→ Aim of the task:
Quote from the first line below through the line that contains "Chart.register(...registerables);", both included, and leave the pictures out.

→ Given information:
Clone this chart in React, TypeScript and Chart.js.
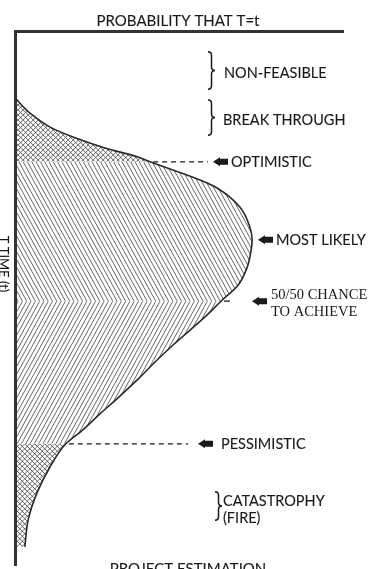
import React, { useEffect, useRef } from 'react';
import { Chart, registerables } from 'chart.js';

Chart.register(...registerables);

// ---- data (relative units: probability 0..100 across, time 0..100 downward) ----
const curveTime = [12.5, 15.4, 18.0, 20.0, 21.9, 23.6, 24.5, 27.9, 29.4, 33.0, 36.7, 39.1, 41.4, 44.4, 47.6, 50.6, 53.2, 56.0, 58.8, 61.8, 65.2, 68.7, 71.7, 74.7, 77.3, 81.6, 86.5, 91.6, 96.6];
const curveProb = [0, 4.6, 10.7, 18.3, 27.4, 37.5, 41.2, 56.4, 61.6, 68.6, 71.6, 72.3, 71.9, 70.7, 68.0, 62.8, 58.5, 53.4, 48.2, 43.0, 37.5, 31.4, 25.9, 20.7, 15.5, 10.7, 6.7, 4.0, 3.0];

const milestoneLabels = [['OPTIMISTIC'], ['MOST LIKELY'], ['50/50 CHANCE', 'TO ACHIEVE'], ['PESSIMISTIC']];
const milestoneTimes = [24.5, 39.1, 50.6, 77.3];

const zoneLabels = [['NON-FEASIBLE'], ['BREAK THROUGH'], ['CATASTROPHY', '(FIRE)']];
const zoneStart = [3.9, 12.9, 86.3];
const zoneEnd = [10.9, 19.5, 91.6];

const xAxisTitle = 'PROBABILITY THAT T=t';
const yAxisTitle = 'T TIME (t)';
const bottomTitle = 'PROJECT ESTIMATION';

// ---- styling / layout (pixels) ----
const INK = '#1a1a1a';
const SANS = 'Lato, "Open Sans", "DejaVu Sans", sans-serif';
const SERIF = '"Liberation Serif", "DejaVu Serif", serif';

const milestoneLayout = [
  { dashTo: 208, arrowX: 213, textX: 231, serif: false },
  { dashTo: null, arrowX: 258, textX: 276, serif: false },
  { dashTo: 235, arrowX: 252, textX: 271, serif: true },
  { dashTo: 188, arrowX: 198, textX: 221, serif: false },
];
const zoneLayout = [
  { braceX: 208, textX: 224 },
  { braceX: 208, textX: 223 },
  { braceX: 215, textX: 223 },
];

let hatchCache: { key: string; pattern: CanvasPattern | null } | null = null;

function buildHatch(chart: any): CanvasPattern | string {
  const w = chart.width;
  const h = chart.height;
  const yS = chart.scales.y;
  const yOpt = yS.getPixelForValue(milestoneTimes[0]);
  const yMid = yS.getPixelForValue(milestoneTimes[2]);
  const yPes = yS.getPixelForValue(milestoneTimes[3]);
  const key = [w, h, yOpt, yMid, yPes].join(',');
  if (hatchCache && hatchCache.key === key && hatchCache.pattern) return hatchCache.pattern;
  const c = document.createElement('canvas');
  c.width = w;
  c.height = h;
  const g = c.getContext('2d')!;
  g.strokeStyle = '#4d4d4d';
  g.lineWidth = 0.85;

  const cross = (y0: number, y1: number) => {
    g.save();
    g.beginPath();
    g.rect(0, y0, w, y1 - y0);
    g.clip();
    g.beginPath();
    const s = 5;
    const span = y1 - y0;
    for (let k = -span - s; k < w + span + s; k += s) {
      g.moveTo(k, y0);
      g.lineTo(k + span, y1);
      g.moveTo(k, y0);
      g.lineTo(k - span, y1);
    }
    g.stroke();
    g.restore();
  };
  const diag = (y0: number, y1: number, dir: number) => {
    g.save();
    g.beginPath();
    g.rect(0, y0, w, y1 - y0);
    g.clip();
    g.beginPath();
    const m = 0.55;
    const s = 4.3;
    const reach = m * h + s;
    for (let k = -reach; k < w + reach; k += s) {
      g.moveTo(k + dir * m * (y0 - yMid), y0);
      g.lineTo(k + dir * m * (y1 - yMid), y1);
    }
    g.stroke();
    g.restore();
  };
  cross(0, yOpt);
  diag(yOpt, yMid, 1);
  diag(yMid, yPes, -1);
  cross(yPes, h);
  const pattern = g.createPattern(c, 'no-repeat');
  hatchCache = { key, pattern };
  return pattern || '#999';
}

function drawArrow(ctx: CanvasRenderingContext2D, x: number, y: number) {
  ctx.beginPath();
  ctx.moveTo(x, y);
  ctx.lineTo(x + 7, y - 4.5);
  ctx.lineTo(x + 7, y - 3);
  ctx.lineTo(x + 15, y - 3);
  ctx.lineTo(x + 15, y + 3);
  ctx.lineTo(x + 7, y + 3);
  ctx.lineTo(x + 7, y + 4.5);
  ctx.closePath();
  ctx.fill();
}

function drawBrace(ctx: CanvasRenderingContext2D, x: number, y0: number, y1: number) {
  const ym = (y0 + y1) / 2;
  const d = 3.5;
  ctx.beginPath();
  ctx.moveTo(x, y0);
  ctx.quadraticCurveTo(x + d, y0, x + d, y0 + d);
  ctx.lineTo(x + d, ym - d);
  ctx.quadraticCurveTo(x + d, ym, x + 2 * d, ym);
  ctx.quadraticCurveTo(x + d, ym, x + d, ym + d);
  ctx.lineTo(x + d, y1 - d);
  ctx.quadraticCurveTo(x + d, y1, x, y1);
  ctx.stroke();
}

function text(ctx: CanvasRenderingContext2D, s: string, x: number, y: number) {
  ctx.fillText(s, x, y);
  ctx.save();
  ctx.lineWidth = 0.12;
  ctx.strokeText(s, x, y);
  ctx.restore();
}

const annotate = {
  id: 'annotate',
  afterDraw(chart: any) {
    const ctx: CanvasRenderingContext2D = chart.ctx;
    const yS = chart.scales.y;
    const meta = chart.getDatasetMeta(0);
    ctx.save();
    ctx.fillStyle = INK;
    ctx.strokeStyle = INK;

    // titles
    ctx.font = `15px ${SANS}`;
    ctx.textAlign = 'center';
    ctx.textBaseline = 'alphabetic';
    text(ctx, xAxisTitle, 178, 26);
    text(ctx, bottomTitle, 188, 574);

    ctx.save();
    ctx.translate(-1, 264);
    ctx.rotate(Math.PI / 2);
    ctx.font = `13px ${SANS}`;
    text(ctx, yAxisTitle, 0, 0);
    ctx.restore();

    // milestones
    milestoneTimes.forEach((t, i) => {
      const py = yS.getPixelForValue(t);
      const lay = milestoneLayout[i];
      const idx = curveTime.indexOf(t);
      const curveX = idx >= 0 ? meta.data[idx].x : chart.chartArea.left;
      if (lay.dashTo !== null) {
        ctx.save();
        ctx.lineWidth = 1.3;
        ctx.setLineDash(i === 2 ? [6, 5] : [5, 4]);
        ctx.beginPath();
        ctx.moveTo(curveX + 3, py);
        ctx.lineTo(lay.dashTo, py);
        ctx.stroke();
        ctx.restore();
      }
      drawArrow(ctx, lay.arrowX, py);
      ctx.textAlign = 'left';
      ctx.textBaseline = 'alphabetic';
      const lines = milestoneLabels[i];
      if (lay.serif) {
        ctx.font = `14.5px ${SERIF}`;
        ctx.fillText(lines[0], lay.textX, py - 2);
        ctx.fillText(lines[1], lay.textX, py + 15);
      } else {
        ctx.font = `14.5px ${SANS}`;
        text(ctx, lines[0], lay.textX, py + 5.5);
      }
    });

    // zones with braces
    zoneLabels.forEach((lines, i) => {
      const y0 = yS.getPixelForValue(zoneStart[i]);
      const y1 = yS.getPixelForValue(zoneEnd[i]);
      const lay = zoneLayout[i];
      ctx.lineWidth = 1.5;
      drawBrace(ctx, lay.braceX, y0, y1);
      ctx.font = `14.5px ${SANS}`;
      ctx.textAlign = 'left';
      ctx.textBaseline = 'alphabetic';
      const ym = (y0 + y1) / 2;
      if (lines.length === 1) {
        text(ctx, lines[0], lay.textX, ym + 7);
      } else {
        text(ctx, lines[0], lay.textX, ym);
        text(ctx, lines[1], lay.textX, ym + 17);
      }
    });
    ctx.restore();
  },
};

export default function App() {
  const ref = useRef<HTMLCanvasElement | null>(null);
  useEffect(() => {
    if (!ref.current) return;
    const chart = new Chart(ref.current, {
      type: 'line',
      data: {
        datasets: [
          {
            data: curveTime.map((t, i) => ({ x: curveProb[i], y: t })),
            borderColor: '#2a2a2a',
            borderWidth: 1.6,
            pointRadius: 0,
            fill: 'origin',
            cubicInterpolationMode: 'monotone',
            backgroundColor: (c: any) => {
              const ch = c.chart;
              if (!ch.chartArea) return 'rgba(0,0,0,0)';
              return buildHatch(ch);
            },
          } as any,
        ],
      },
      options: {
        indexAxis: 'y',
        responsive: false,
        animation: false,
        events: [],
        layout: { padding: { left: 15, top: 31, right: 31, bottom: 4 } },
        plugins: { legend: { display: false }, tooltip: { enabled: false } },
        scales: {
          x: {
            type: 'linear',
            position: 'top',
            min: 0,
            max: 100,
            grid: { display: false, drawTicks: false },
            ticks: { display: false },
            border: { display: true, width: 3, color: '#333', z: 1 },
          },
          y: {
            type: 'linear',
            position: 'left',
            min: 0,
            max: 100,
            reverse: true,
            grid: { display: false, drawTicks: false },
            ticks: { display: false },
            border: { display: true, width: 3, color: '#333', z: 1 },
          },
        },
      } as any,
      plugins: [annotate],
    });
    return () => chart.destroy();
  }, []);
  return (
    <div style={{ position: 'absolute', left: 0, top: 0, width: 374, height: 569, background: '#fff' }}>
      <canvas ref={ref} width={374} height={569} style={{ display: 'block' }} />
    </div>
  );
}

→ Expected answer:
Clone this chart in React, TypeScript and Chart.js.
import React, { useEffect, useRef } from 'react';
import { Chart, registerables } from 'chart.js';

Chart.register(...registerables);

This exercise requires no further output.